Pam's Points: Karma, cold cases and Facebook ads make news

Alabama Gov. Robert Bentley on Friday said he wouldn't resign over his sex scandal and political troubles. On Monday, he did. His successor is a woman. (Julie Bennett/AL.com via AP)
Alabama Gov. Robert Bentley on Friday said he wouldn't resign over his sex scandal and political troubles. On Monday, he did. His successor is a woman. (Julie Bennett/AL.com via AP)

All the governor's women

There's a certain poetic justice in the fact that a woman is Alabama's new governor after fallen Alabama Gov. Robert Bentley resigned Monday rather than face impeachment over crimes that surfaced during an investigation of his alleged affair with a top aide.

Bentley, a 74-year-old Republican, former Baptist deacon and so-called "family-values conservative" stepped down amid the reverberations of his taped love yearnings and sexually charged comments to 45-year-old political adviser Rebekah Caldwell Mason. An investigative report for the House Judiciary Committee also found that Bentley encouraged an "atmosphere of intimidation" to keep the story under wraps and abused the power of his office by directing law enforcement officers to track down and seize the telephone recordings.

After Bentley resigned, Kay Ivey, the first Republican woman elected lieutenant governor of Alabama, entered the Alabama Senate chamber for her swearing-in ceremony "to a thunderous round of applause," according to The Associated Press.

Gov. Ivey, 72, is Alabama's second female governor, preceded only by Lurleen Wallace, who in 1966 ran and was elected as a surrogate for her husband, George Wallace. He had served four terms and could not by law seek re-election.

The investigative report about Bentley also contained text messages that the fallen governor sent to his aide and love interest. They were intercepted by Bentley's then-wife, Dianne Bentley. The former Mrs. Bentley was able to read the messages because they also showed up on the governor's state-issued iPad, which he had given her.

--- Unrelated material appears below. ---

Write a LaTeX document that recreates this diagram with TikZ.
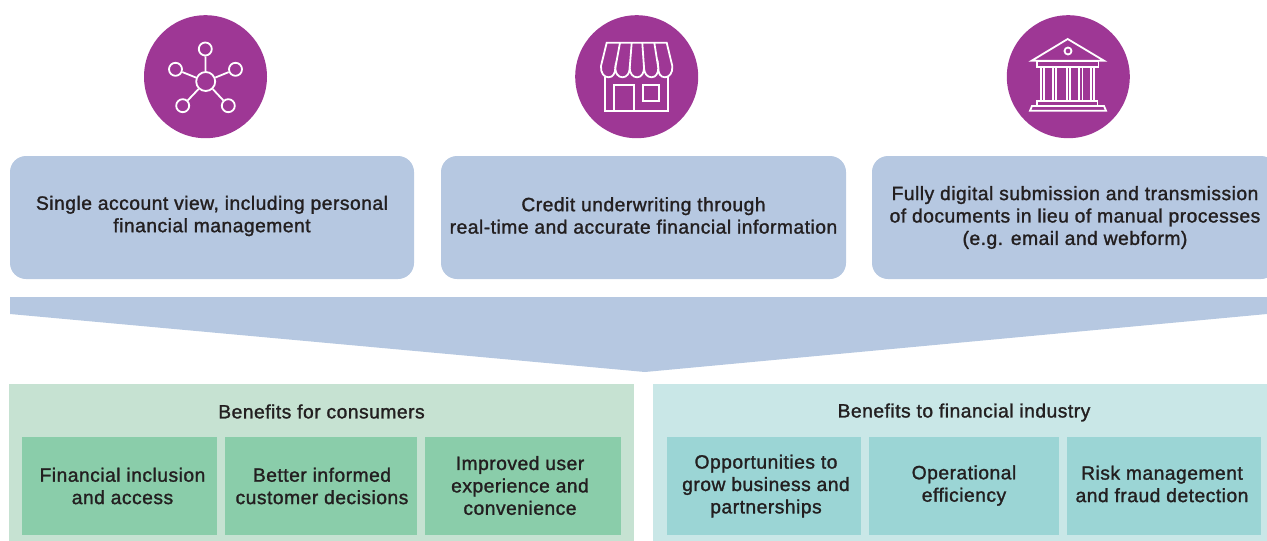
\documentclass[tikz,border=0pt]{standalone}
\usepackage{fontspec}
\setmainfont[FakeBold=1.4,LetterSpace=2.6]{Liberation Sans}
\definecolor{purp}{HTML}{9E3795}
\definecolor{cardc}{HTML}{B6C8E1}
\definecolor{gl}{HTML}{C6E2D2}
\definecolor{gd}{HTML}{8ACDAA}
\definecolor{tl}{HTML}{C9E7E7}
\definecolor{td}{HTML}{9BD5D5}
\definecolor{ink}{HTML}{231F20}
\tikzset{
 x=1pt,y=-1pt,
 badge/.style={circle,fill=purp,minimum size=123pt,inner sep=0pt},
 card/.style={rectangle,fill=cardc,rounded corners=16pt,minimum height=123pt,inner sep=0pt},
 panel/.style={rectangle,inner sep=0pt,minimum height=157pt},
 tile/.style={rectangle,inner sep=0pt,minimum height=98pt},
 txt/.style={text=ink,font=\fontsize{19.25}{22.4}\selectfont,align=center,inner sep=0pt},
 ico/.style={draw=white,line width=1.8pt,line join=miter},
}
\begin{document}
\begin{tikzpicture}
\useasboundingbox (0,0) rectangle (1267,541);
\clip (0,0) rectangle (1267,541);
% badges
\node[badge] (b1) at (205.5,76.7) {};
\node[badge] (b2) at (636.7,76.7) {};
\node[badge] (b3) at (1068.3,76.7) {};
% icon 1
\begin{scope}[ico]
\node[circle,draw=white,line width=1.8pt,minimum size=19pt,inner sep=0pt] (hub) at (205.7,81.5) {};
\foreach \n/\p in {s1/{(205.3,49)},s2/{(175.5,69.3)},s3/{(235.5,69.3)},s4/{(182.7,105.7)},s5/{(228.3,105.7)}}{
 \node[circle,draw=white,line width=1.8pt,minimum size=13pt,inner sep=0pt] (\n) at \p {};
 \draw (hub) -- (\n);
}
\end{scope}
% icon 2
\begin{scope}[ico]
\draw (606.7,42.7) -- (666.7,42.7) -- (672.3,66)
 .. controls (673,73) and (669,77.3) .. (665,77.3)
 .. controls (660,77.3) and (658.3,73) .. (658.3,68)
 .. controls (658.3,73) and (656,77.3) .. (651.5,77.3)
 .. controls (647,77.3) and (644,73) .. (644,68)
 .. controls (644,73) and (641.5,77.3) .. (637,77.3)
 .. controls (632.5,77.3) and (629.7,73) .. (629.7,68)
 .. controls (629.7,73) and (627,77.3) .. (622.5,77.3)
 .. controls (618,77.3) and (615.3,73) .. (615.3,68)
 .. controls (615.3,73) and (613,77.3) .. (608.5,77.3)
 .. controls (604,77.3) and (600.5,73) .. (601,66) -- cycle;
\draw (620,42.7) -- (615.3,68);
\draw (631.7,42.7) -- (629.7,68);
\draw (642.3,42.7) -- (644,68);
\draw (654.3,42.7) -- (658.3,68);
\draw (605,77.3) -- (605,111) -- (668.3,111) -- (668.3,77.3);
\draw (614.3,111) -- (614.3,85) -- (634,85) -- (634,111);
\draw (643.3,85) rectangle (659,101);
\end{scope}
% icon 3
\begin{scope}[ico]
\draw (1067.7,39) -- (1104,60.7) -- (1031.7,60.7) -- cycle;
\node[circle,draw=white,line width=1.8pt,minimum size=7pt,inner sep=0pt] (oc) at (1068,51) {};
\draw (1037.3,60.7) rectangle (1098.5,67);
\foreach \x in {1040.7,1044,1052.7,1056,1066.7,1070,1079.3,1082.5,1090.7,1094}
 \draw (\x,67) -- (\x,100.7);
\draw (1037.3,100.7) rectangle (1097.5,106);
\draw (1030,110.7) -- (1106,110.7) -- (1104,106) -- (1032,106) -- cycle;
\end{scope}
% cards
\node[card,minimum width=404pt] (c1) at (212,217.5) {};
\node[card,minimum width=405pt] (c2) at (643.5,217.5) {};
\node[card,minimum width=405pt] (c3) at (1074.5,217.5) {};
\node[txt] (t1) at (212,216) {Single account view, including personal\\financial management};
\node[txt] (t2) at (643.5,215.5) {Credit underwriting through\\real-time and accurate financial information};
\node[txt] (t3) at (1075,217.5) {Fully digital submission and transmission\\of documents in lieu of manual processes\\(e.g. email and webform)};
% arrow
\fill[cardc] (10,297) -- (1267,297) -- (1267,314) -- (645,372) -- (10,314) -- cycle;
% panels
\node[panel,fill=gl,minimum width=625pt] (p1) at (321.5,462.5) {};
\node[panel,fill=tl,minimum width=614pt] (p2) at (960,462.5) {};
\node[txt] (h1) at (321.5,411.5) {Benefits for consumers};
\node[txt] (h2) at (964,412.5) {Benefits to financial industry};
\node[tile,fill=gd,minimum width=195pt] (a1) at (119.5,486) {};
\node[tile,fill=gd,minimum width=192pt] (a2) at (321,486) {};
\node[tile,fill=gd,minimum width=196pt] (a3) at (523,486) {};
\node[tile,fill=td,minimum width=194pt] (d1) at (764,486) {};
\node[tile,fill=td,minimum width=190pt] (d2) at (964,486) {};
\node[tile,fill=td,minimum width=194pt] (d3) at (1164,486) {};
\node[txt] (l1) at (122.5,486) {Financial inclusion\\and access};
\node[txt] (l2) at (322,486) {Better informed\\customer decisions};
\node[txt] (l3) at (520,485.5) {Improved user\\experience and\\convenience};
\node[txt] (l4) at (766,486) {Opportunities to\\grow business and\\partnerships};
\node[txt] (l5) at (964,485.5) {Operational\\efficiency};
\node[txt] (l6) at (1162,484) {Risk management\\and fraud detection};
\end{tikzpicture}
\end{document}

Don't you just love karma?

Warm ending for cold cases

We've all heard the adage that truth is stranger than fiction.

But a 52-year-old inmate already serving a 50-year prison sentence for kidnapping and rape pleading guilty Monday to three cold-case murders here certainly brings that proverb to life again.

Christopher Jeffre Johnson pleaded guilty Monday to three counts of first-degree murder for the killings of Sean and Donny Goetcheus and Melissa Ward. He was sentenced by Hamilton County Criminal Court Judge Don Poole to three separate life sentences with no possibility of parole - on top of the 50-year sentence he has been serving since 2014 for the kidnapping and rape of two teenage girls.

Police said that when they initially questioned him about that crime, he also admitted killing Ward, 33, who was last seen alive on Oct. 29, 2004, getting into a pickup truck outside a Bi-Lo grocery store on East 23rd Street. Two months later, her body was discovered on Cash Canyon Road in Lookout Valley. He accompanied detectives to the crime scene and pointed out where he said he left Ward's body and clothing seven years before, information only the killer would have known, detectives said.

And when the DA's office indicted him for Ward's murder and interviewed him about that case, they also asked him about the Goetcheus brothers who were found dead inside their Brainerd home on Jan. 9, 1997. In those conversations with investigators, Johnson admitted going to their home to obtain a videotape he said showed illegal activity by a local businessman. He told investigators he got into an argument with one brother and shot him, then he realized the other brother was home and shot him to eliminate a witness.

"A lot of hard work and effort went into [this case] for many, many years, and it is good to see that it's come to a conclusion," Hamilton County District Attorney General Neal Pinkston said.

The work has been part of Pinkston's "Cold Case Unit," which he created after taking office on Sept. 30, 2014, to review and investigate about 200 unsolved homicides and missing persons cases in Hamilton County. Nine have now been solved.

Good job, folks.

Comcast ad hits buzzsaw

Comcast has proven once again that customer service is not its forte.

A company Facebook advertising post of recent weeks lit up the internet, saying "Introducing Gig-speed Internet to the city of Chattanooga."

Huh? Did Comcast miss Chattanooga's nickname "Gig City" - so dubbed because EPB introduced it here in 2010?

Answer: No they couldn't have missed it, because Comcast unsuccessfully sued in 2008 to block EPB from rolling out fiber to every home in the city.

The advertisement post, viewed more than 274,000 times, brought some unkind responses:

"You guys realize that was already a thing right?" said one man.

And a woman wrote: "I'd rather birth a cactus than deal with Comcast ever again. Gig speeds have been here for years. Buck up."

Comcast says the backlash is the result of a misunderstanding. The cable company didn't mean to imply it was rolling out the city's first gig service, Rather it was introducing Xfinity's first gig service for residential customers.

Perhaps it's like what Kellyanne Conway has said about President Donald Trump: "You have to look at what's in his heart."